Long term EEV blog viewer but first time poster here, my hobby is mainly arcade PCB repair which I have been doing for about 5 years now. Unfortunately my test bench arcade PSU let the magic smoke out recently, and vaporised its fuse. The fuse didn't just blow, it was totally destroyed, just the end-caps remain and glass dust.
I was hoping to fix it as it is one of the older ones and seems much better built than the flimsy modern ones available.
Ignore the resistor lead that looks like its bent onto the power transistor, that's a leg I lifted during troubleshooting and the angle of the photo is deceptive.
What is bugging me is the sheer amount that seems to be wrong with it, half the bridge rectifier diodes are short circuit, which is what I assume blew the fuse, and there is a lump blown out of the surge suppressor resistor, which I guess occurred before the fuse opened.
So far so good, but a number of other resistors throughout the unit are also totally short circuited, without a mark on them, from a couple of quarter watt ones, up to some of the 1 watt ones. Am measuring these out of circuit (one leg lifted) by the way.

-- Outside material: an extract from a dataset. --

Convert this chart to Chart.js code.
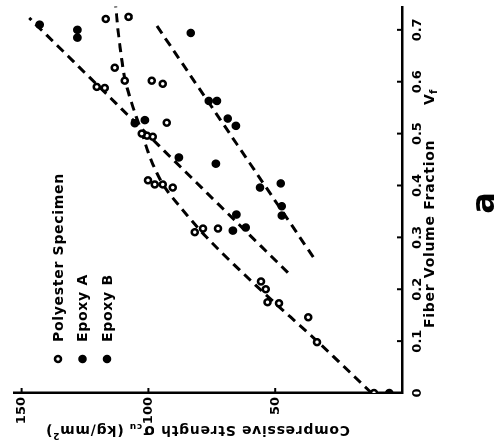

The only build issue seems to be cracked joints on a single decoupling electrolytic on the output of a 7805 but I doubt that had anything to do with the cascading failure due to where it is located. All other electrolytics seem fine based on their ESR anyway.
My question is actually whether anyone more familiar with switch mode PSUs has come across failures like this? It seems unlikely that so many resistors would go totally short circuit without any physical signs of trauma. None of the transistors or voltage regulators appear to be shorted so am also curious as to what was the first failure that set off what looks like a chain reaction.
Any advice would be appreciated, beyond the obvious "bin it", which is a conclusion I am almost at anyway.